๑۩۞۩๑ İslami İlimler Dunyası ๑۩۞۩๑ => Sizden Gelenler( Güncel Meseleler ) => Konuyu başlatan: Sefil üzerinde 17 Mayıs 2012, 13:40:18



Konu Başlığı: İyilik et denize at!
Gönderen: Sefil üzerinde 17 Mayıs 2012, 13:40:18
İyilik et, denize at!

Gönlümüzün gürül gürül coşması, insanların yardımına koşması, bir kimseye imdat edip ulaşması ne büyük bir erdem; ne güzel bir ahlâk. 
 
Zaten, yaratılan her zerre birbirinin yardımına koşmaz mı? Birbirini bilmese de, ellerinden tutmaz mı?
Sistem, teavün üzerine dönmüyor mu âlemde, dünden bu güne… Hem de bir şey almadan, menfaati olmadan!
Karşılık beklemeden başkalarına yapılan yardım, hayır, lütuf, kerem, ihsan ve inayet gibi asaletli davranışlar, bizatihî iyiliktir.
Efendimiz (a.s.m.), Hz. Ali’ye (r.a.): “Ey Ali! Allah iyiliği ve iyilik ehlini yarattı. Onlara iyiliği ve iyilik yapmayı sevdirdi. Dünyada iyilik ehli olanlar, ahirette de iyilik ehli olurlar” buyurmuş, iyiliği ve iyilik yapanları övmüştür.

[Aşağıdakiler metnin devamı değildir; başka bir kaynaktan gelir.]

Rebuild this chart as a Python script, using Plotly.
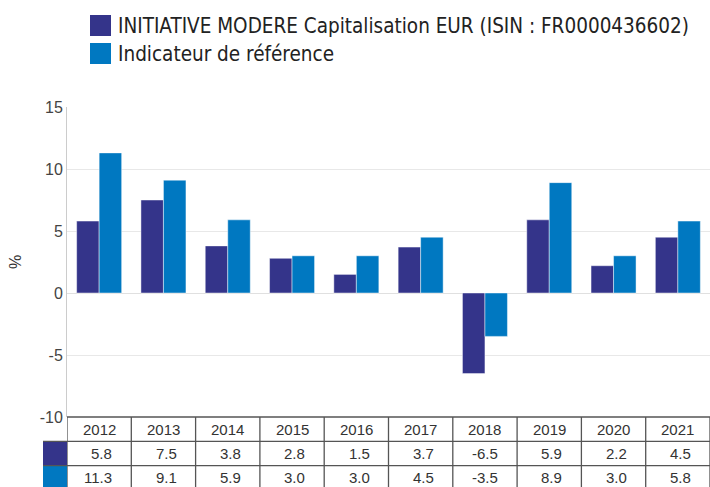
import plotly.graph_objects as go

years = ["2012", "2013", "2014", "2015", "2016", "2017", "2018", "2019", "2020", "2021"]
fund_name = "INITIATIVE MODERE Capitalisation EUR (ISIN : FR0000436602)"
bench_name = "Indicateur de référence"
fund_values = [5.8, 7.5, 3.8, 2.8, 1.5, 3.7, -6.5, 5.9, 2.2, 4.5]
bench_values = [11.3, 9.1, 5.9, 3.0, 3.0, 4.5, -3.5, 8.9, 3.0, 5.8]
y_ticks = [-10, -5, 0, 5, 10, 15]

series = [(fund_name, fund_values, "#34348a"), (bench_name, bench_values, "#0078c1")]

W, H = 710, 487
ML, MR, MT, MB = 67, 0, 107, 70
PW, PH = W - ML - MR, H - MT - MB
n = len(years)
colw = PW / n

fig = go.Figure()
for name, vals, col in series:
    fig.add_trace(go.Bar(
        x=list(range(n)), y=vals, name=name,
        marker=dict(color=col, line=dict(color="rgba(255,255,255,0.45)", width=1)),
        showlegend=False,
    ))

shapes = []
annotations = []
def py(px):  # pixel below top of table -> paper y
    return -(px) / PH

row_h = 24.3
table_line = dict(color="#555555", width=1.3)
for r, (name, vals, col) in enumerate(series):
    shapes.append(dict(type="rect", xref="paper", yref="paper",
                       x0=-24 / PW, x1=0, y0=py(row_h * (r + 2)), y1=py(row_h * (r + 1)),
                       fillcolor=col, line=dict(width=0), layer="above"))
for r in range(3):
    shapes.append(dict(type="line", xref="paper", yref="paper",
                       x0=0 if r == 0 else -24 / PW, x1=1, y0=py(row_h * r), y1=py(row_h * r),
                       line=table_line))
for i in range(n + 1):
    shapes.append(dict(type="line", xref="x", yref="paper",
                       x0=i - 0.5, x1=i - 0.5, y0=py(row_h * 3.2), y1=0, line=table_line))

for i, yr in enumerate(years):
    annotations.append(dict(x=i, y=py(row_h * 0.5), xref="x", yref="paper", text=yr,
                            showarrow=False, xanchor="center", yanchor="middle",
                            font=dict(size=15, color="#333333")))
    for r, (name, vals, col) in enumerate(series):
        annotations.append(dict(x=i + 0.5 - 17 / colw, y=py(row_h * (r + 1.5)), xref="x", yref="paper",
                                text=f"{vals[i]:.1f}", showarrow=False, xanchor="right", yanchor="middle",
                                font=dict(size=15, color="#333333")))

for r, (name, vals, col) in enumerate(series):
    top = 15 + 28 * r
    shapes.append(dict(type="rect", xref="paper", yref="paper",
                       x0=(90 - ML) / PW, x1=(111 - ML) / PW,
                       y0=1 + (MT - top - 21) / PH, y1=1 + (MT - top) / PH,
                       fillcolor=col, line=dict(width=0)))
    annotations.append(dict(x=(116 - ML) / PW, y=1 + (MT - top - 11) / PH, xref="paper", yref="paper",
                            text=name, showarrow=False, xanchor="left", yanchor="middle",
                            font=dict(size=20.5, color="#222222",
                                      family="DejaVu Sans Condensed, Roboto, sans-serif")))

fig.update_layout(
    width=W, height=H,
    margin=dict(l=ML, r=MR, t=MT, b=MB, pad=0),
    paper_bgcolor="white", plot_bgcolor="white",
    barmode="group", bargap=0.3, bargroupgap=0.0,
    font=dict(family="Liberation Sans, Arial, sans-serif", size=15, color="#444444"),
    xaxis=dict(range=[-0.5, n - 0.5], showticklabels=False, showgrid=False, zeroline=False,
               showline=False, ticks=""),
    yaxis=dict(range=[-10, 15], tickvals=y_ticks, ticktext=[str(v) for v in y_ticks],
               showgrid=True, gridcolor="#e8e8e8",
               zeroline=True, zerolinecolor="#e0e0e0", zerolinewidth=1,
               showline=True, linecolor="#cccccc", linewidth=1,
               ticks="", tickfont=dict(size=16, color="#444444"),
               title=dict(text="%", font=dict(size=16, color="#333333"), standoff=14)),
    shapes=shapes, annotations=annotations,
)

fig.write_html("out.html", config={"displayModeBar": False},
               post_script="document.body.style.margin='0';document.body.style.overflow='hidden';")
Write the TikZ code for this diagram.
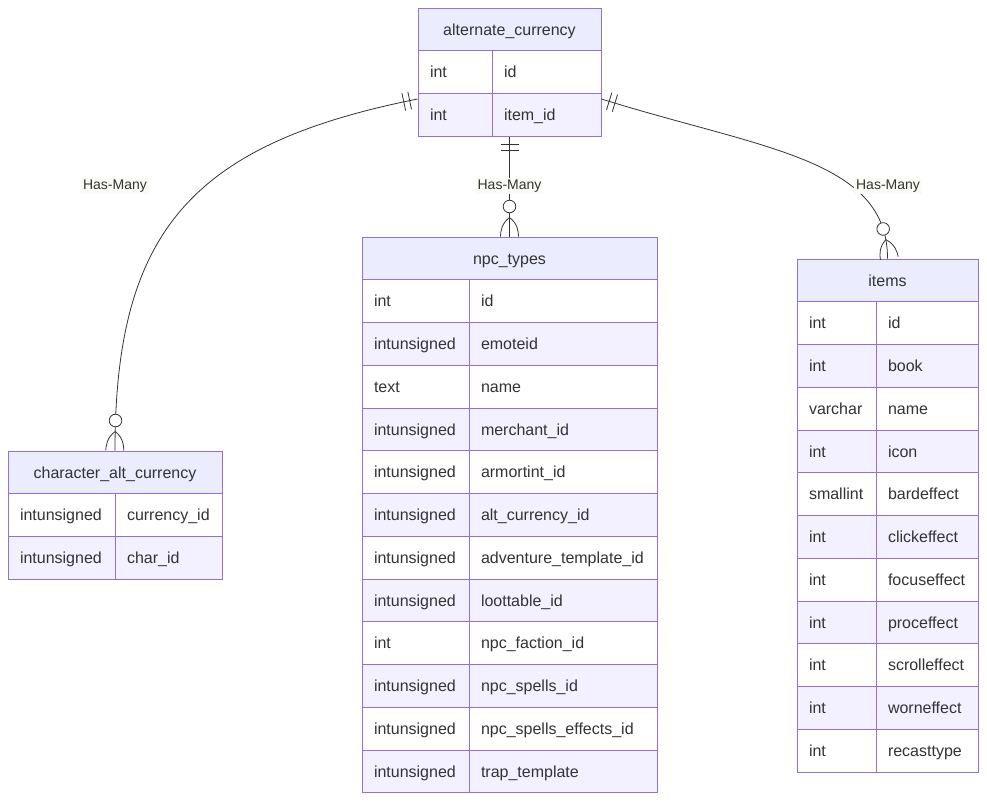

Lokman Hekim, iki şeyin asla unutulmaması; iki şeyin ise, hemen unutulması gerektiğine işaret ediyor. İlk ikisi için: “Allah’ı ve ölümü unutma!” ikazında bulunduktan sonra, “Başkasına yaptığın iyiliği ve başkasının sana yaptığı kötülüğü unut!” tavsiyesinde bulunuyor.
İyiliği, yap, unut.
“İyilik yap denize at, balık bilmezse Hâlık bilir” deyiminde olduğu gibi…
Öyle ya, eğer maksat rızâyı Bârî ise, onu görecek olan, onu takdir edecek olan O'dur. O razı olsun, yeter. Başkalarının bilmesine, vâkıf olmasına; hiç icap etmediği halde, bir başkasının şahit olmasına lüzum yok. Bazı zaman, bu bilenler, köstek bile olurlar.
İyilik, illâ ki bir şey vermek, bir şey almak değildir. Elbette onlar da var, ama iyilik, evvelâ, iyi olmaktan, iyi davranmaktan başlar. İyilik yapmak maksadıyla bir şeyler verirken, birine el uzatırken, bir hizmette bulunurken niyetin harekete aksedişi, fikirden fiile dönüşü önemli. Muhatabı “minnet” duygusuna büründürecek, bunu îmâ edecek her hareket, her davranış “Kaşıkla verip, sapıyla gözünü çıkarmak” olur, insanın.
Yolun bir tarafından diğer tarafına geçirmek için yardımcı olduğunuz kimsenin elinden tutuşunuz, ona dokunuşunuz, yani temasınız şefkatinizin o andaki aksidir. Niyetiniz doğru, fakat davranışınız yanlışsa; o kimseye okşarcasına hizmet vermek varken, sürüklercesine çekiştirirseniz, maksadınızı ifa etmiş, bir kimseyi karşıya geçirmiş olursunuz, ama onun ruhunu da okşamış olur musunuz, bilinmez!
Bu misali yapacağımız bütün iyiliklere, iyilik zannıyla yaptığımız fiillere ve iyiliğin yapılış tarzına teşmil etmek, uygulamak mümkündür.
Şurası muhakkak ki: Tarz önemli, temas önemli, bakışlar önemli; bilhassa, jest ve mimikler…
Velhâsıl: Beden dili önemli.
Bir insanın ruhuna ya kelebek gibi konarız, ya da, arı gibi!
Bunların ikisi de temastır.
En iyisi mi, iyiliği, “iyilik” olarak yapmalı, gerisini Mevlâ’ya bırakmalı.